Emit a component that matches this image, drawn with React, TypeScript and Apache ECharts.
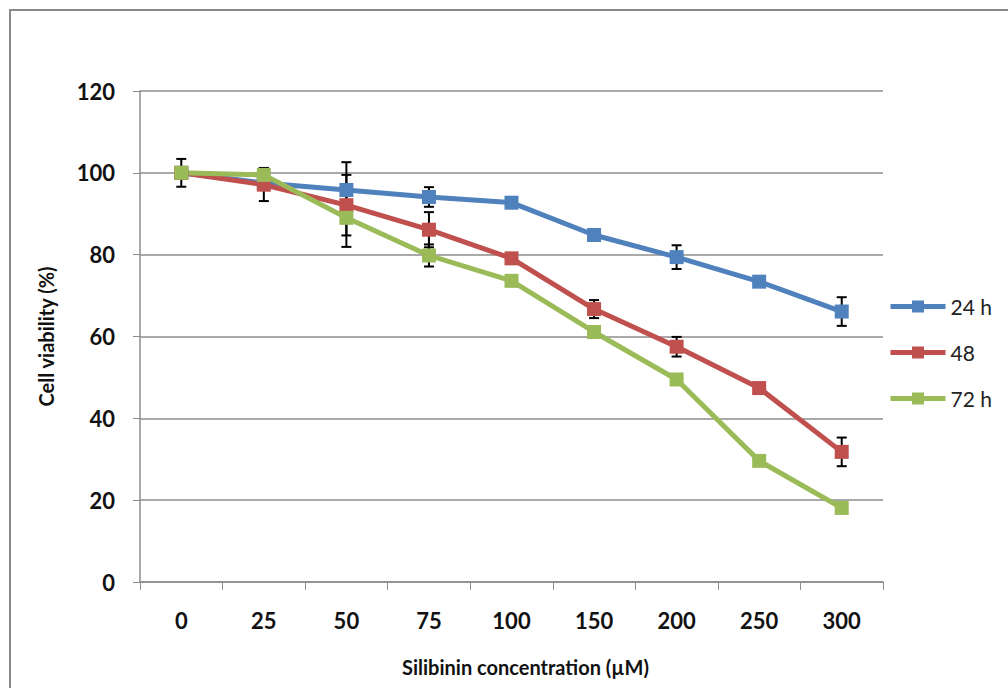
import React, { useEffect, useRef } from "react";
import * as echarts from "echarts";

const categories = ["0", "25", "50", "75", "100", "150", "200", "250", "300"];
const series24 = [100, 97.5, 95.8, 94.1, 92.7, 84.8, 79.4, 73.4, 66.1];
const series48 = [100, 97.1, 92.1, 86.1, 79.1, 66.7, 57.5, 47.4, 31.8];
const series72 = [100, 99.5, 89.0, 79.8, 73.6, 61.1, 49.5, 29.6, 18.1];
const err24 = [3.4, 0, 6.8, 2.4, 0, 0, 2.9, 0, 3.5];
const err48 = [0, 4.0, 7.4, 4.3, 1.1, 2.2, 2.4, 0, 3.5];
const err72 = [0, 1.7, 7.1, 2.7, 0, 0, 0, 0, 0];
const yTicks = [0, 20, 40, 60, 80, 100, 120];

const colors = ["#4F81BD", "#C0504D", "#9BBB59"];
const names = ["24 h", "48", "72 h"];
const FONT = "Lato, 'Open Sans', sans-serif";

function errData(vals: number[], errs: number[]) {
  const out: number[][] = [];
  vals.forEach((v, i) => {
    if (errs[i] > 0) out.push([i, v, errs[i]]);
  });
  return out;
}

export default function App() {
  const ref = useRef<HTMLDivElement>(null);
  useEffect(() => {
    if (!ref.current) return;
    const chart = echarts.init(ref.current, undefined, { renderer: "svg" });
    const renderErr = (params: any, api: any) => {
      const i = api.value(0);
      const v = api.value(1);
      const e = api.value(2);
      const top = api.coord([i, v + e]);
      const bot = api.coord([i, v - e]);
      const cap = 5;
      const style = { stroke: "#000", lineWidth: 2 };
      return {
        type: "group",
        children: [
          { type: "line", shape: { x1: top[0], y1: top[1], x2: bot[0], y2: bot[1] }, style },
          { type: "line", shape: { x1: top[0] - cap, y1: top[1], x2: top[0] + cap, y2: top[1] }, style },
          { type: "line", shape: { x1: bot[0] - cap, y1: bot[1], x2: bot[0] + cap, y2: bot[1] }, style },
        ],
      };
    };
    const lineSeries = [series24, series48, series72].map((d, k) => ({
      name: names[k],
      type: "line",
      data: d,
      symbol: "rect",
      symbolSize: 14,
      lineStyle: { width: 5, color: colors[k] },
      itemStyle: { color: colors[k] },
      z: 3,
    }));
    const errSeries = [
      [series24, err24],
      [series48, err48],
      [series72, err72],
    ].map(([v, e]) => ({
      type: "custom",
      renderItem: renderErr,
      data: errData(v as number[], e as number[]),
      z: 2,
      silent: true,
    }));
    chart.setOption({
      animation: false,
      backgroundColor: "#fff",
      textStyle: { fontFamily: FONT },
      grid: { left: 140, top: 91, right: 125, bottom: 106 },
      graphic: [
        {
          type: "rect",
          shape: { x: 10, y: 10, width: 1200, height: 900 },
          style: { fill: "none", stroke: "#8a8a8a", lineWidth: 2 },
          silent: true,
        },
      ],
      legend: {
        orient: "vertical",
        left: 888,
        top: 296,
        padding: 0,
        itemWidth: 55,
        itemHeight: 15,
        itemGap: 25,
        data: names,
        lineStyle: { width: 5 },
        textStyle: { fontFamily: FONT, fontSize: 21, color: "#222", padding: [0, 0, 0, 0] },
      },
      xAxis: {
        type: "category",
        data: categories,
        boundaryGap: true,
        name: "Silibinin concentration (µM)",
        nameLocation: "middle",
        nameGap: 75,
        nameTextStyle: {
          fontFamily: FONT,
          fontSize: 20,
          fontWeight: "bold",
          color: "#111",
          padding: [0, 0, 0, 28],
        },
        axisLine: { lineStyle: { color: "#8c8c8c", width: 1.5 } },
        axisTick: { show: true, length: 8, alignWithLabel: false, lineStyle: { color: "#8c8c8c" } },
        axisLabel: { fontFamily: FONT, fontSize: 22, fontWeight: "bold", color: "#111", margin: 27 },
        splitLine: { show: false },
      },
      yAxis: {
        type: "value",
        min: 0,
        max: 120,
        interval: 20,
        name: "Cell viability (%)",
        nameLocation: "middle",
        nameGap: 84,
        nameTextStyle: { fontFamily: FONT, fontSize: 20, fontWeight: "bold", color: "#111" },
        axisLine: { show: true, lineStyle: { color: "#8c8c8c", width: 1.5 } },
        axisTick: { show: true, length: 7, lineStyle: { color: "#8c8c8c" } },
        axisLabel: {
          fontFamily: FONT,
          fontSize: 22,
          fontWeight: "bold",
          color: "#111",
          margin: 25,
          formatter: (v: number) => (yTicks.includes(v) ? String(v) : ""),
        },
        splitLine: { show: true, lineStyle: { color: "#8c8c8c", width: 1.5 } },
      },
      series: [...errSeries, ...lineSeries],
    });
    return () => chart.dispose();
  }, []);
  return (
    <div
      ref={ref}
      style={{ position: "fixed", left: 0, top: 0, width: 1008, height: 688 }}
    />
  );
}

-=-=-=-=-

→ **Required task**
Set down the material exactly, every line of it, except for the pictures.

→ **Full response**
Emit a component that matches this image, drawn with React, TypeScript and Apache ECharts.
import React, { useEffect, useRef } from "react";
import * as echarts from "echarts";

const categories = ["0", "25", "50", "75", "100", "150", "200", "250", "300"];
const series24 = [100, 97.5, 95.8, 94.1, 92.7, 84.8, 79.4, 73.4, 66.1];
const series48 = [100, 97.1, 92.1, 86.1, 79.1, 66.7, 57.5, 47.4, 31.8];
const series72 = [100, 99.5, 89.0, 79.8, 73.6, 61.1, 49.5, 29.6, 18.1];
const err24 = [3.4, 0, 6.8, 2.4, 0, 0, 2.9, 0, 3.5];
const err48 = [0, 4.0, 7.4, 4.3, 1.1, 2.2, 2.4, 0, 3.5];
const err72 = [0, 1.7, 7.1, 2.7, 0, 0, 0, 0, 0];
const yTicks = [0, 20, 40, 60, 80, 100, 120];

const colors = ["#4F81BD", "#C0504D", "#9BBB59"];
const names = ["24 h", "48", "72 h"];
const FONT = "Lato, 'Open Sans', sans-serif";

function errData(vals: number[], errs: number[]) {
  const out: number[][] = [];
  vals.forEach((v, i) => {
    if (errs[i] > 0) out.push([i, v, errs[i]]);
  });
  return out;
}

export default function App() {
  const ref = useRef<HTMLDivElement>(null);
  useEffect(() => {
    if (!ref.current) return;
    const chart = echarts.init(ref.current, undefined, { renderer: "svg" });
    const renderErr = (params: any, api: any) => {
      const i = api.value(0);
      const v = api.value(1);
      const e = api.value(2);
      const top = api.coord([i, v + e]);
      const bot = api.coord([i, v - e]);
      const cap = 5;
      const style = { stroke: "#000", lineWidth: 2 };
      return {
        type: "group",
        children: [
          { type: "line", shape: { x1: top[0], y1: top[1], x2: bot[0], y2: bot[1] }, style },
          { type: "line", shape: { x1: top[0] - cap, y1: top[1], x2: top[0] + cap, y2: top[1] }, style },
          { type: "line", shape: { x1: bot[0] - cap, y1: bot[1], x2: bot[0] + cap, y2: bot[1] }, style },
        ],
      };
    };
    const lineSeries = [series24, series48, series72].map((d, k) => ({
      name: names[k],
      type: "line",
      data: d,
      symbol: "rect",
      symbolSize: 14,
      lineStyle: { width: 5, color: colors[k] },
      itemStyle: { color: colors[k] },
      z: 3,
    }));
    const errSeries = [
      [series24, err24],
      [series48, err48],
      [series72, err72],
    ].map(([v, e]) => ({
      type: "custom",
      renderItem: renderErr,
      data: errData(v as number[], e as number[]),
      z: 2,
      silent: true,
    }));
    chart.setOption({
      animation: false,
      backgroundColor: "#fff",
      textStyle: { fontFamily: FONT },
      grid: { left: 140, top: 91, right: 125, bottom: 106 },
      graphic: [
        {
          type: "rect",
          shape: { x: 10, y: 10, width: 1200, height: 900 },
          style: { fill: "none", stroke: "#8a8a8a", lineWidth: 2 },
          silent: true,
        },
      ],
      legend: {
        orient: "vertical",
        left: 888,
        top: 296,
        padding: 0,
        itemWidth: 55,
        itemHeight: 15,
        itemGap: 25,
        data: names,
        lineStyle: { width: 5 },
        textStyle: { fontFamily: FONT, fontSize: 21, color: "#222", padding: [0, 0, 0, 0] },
      },
      xAxis: {
        type: "category",
        data: categories,
        boundaryGap: true,
        name: "Silibinin concentration (µM)",
        nameLocation: "middle",
        nameGap: 75,
        nameTextStyle: {
          fontFamily: FONT,
          fontSize: 20,
          fontWeight: "bold",
          color: "#111",
          padding: [0, 0, 0, 28],
        },
        axisLine: { lineStyle: { color: "#8c8c8c", width: 1.5 } },
        axisTick: { show: true, length: 8, alignWithLabel: false, lineStyle: { color: "#8c8c8c" } },
        axisLabel: { fontFamily: FONT, fontSize: 22, fontWeight: "bold", color: "#111", margin: 27 },
        splitLine: { show: false },
      },
      yAxis: {
        type: "value",
        min: 0,
        max: 120,
        interval: 20,
        name: "Cell viability (%)",
        nameLocation: "middle",
        nameGap: 84,
        nameTextStyle: { fontFamily: FONT, fontSize: 20, fontWeight: "bold", color: "#111" },
        axisLine: { show: true, lineStyle: { color: "#8c8c8c", width: 1.5 } },
        axisTick: { show: true, length: 7, lineStyle: { color: "#8c8c8c" } },
        axisLabel: {
          fontFamily: FONT,
          fontSize: 22,
          fontWeight: "bold",
          color: "#111",
          margin: 25,
          formatter: (v: number) => (yTicks.includes(v) ? String(v) : ""),
        },
        splitLine: { show: true, lineStyle: { color: "#8c8c8c", width: 1.5 } },
      },
      series: [...errSeries, ...lineSeries],
    });
    return () => chart.dispose();
  }, []);
  return (
    <div
      ref={ref}
      style={{ position: "fixed", left: 0, top: 0, width: 1008, height: 688 }}
    />
  );
}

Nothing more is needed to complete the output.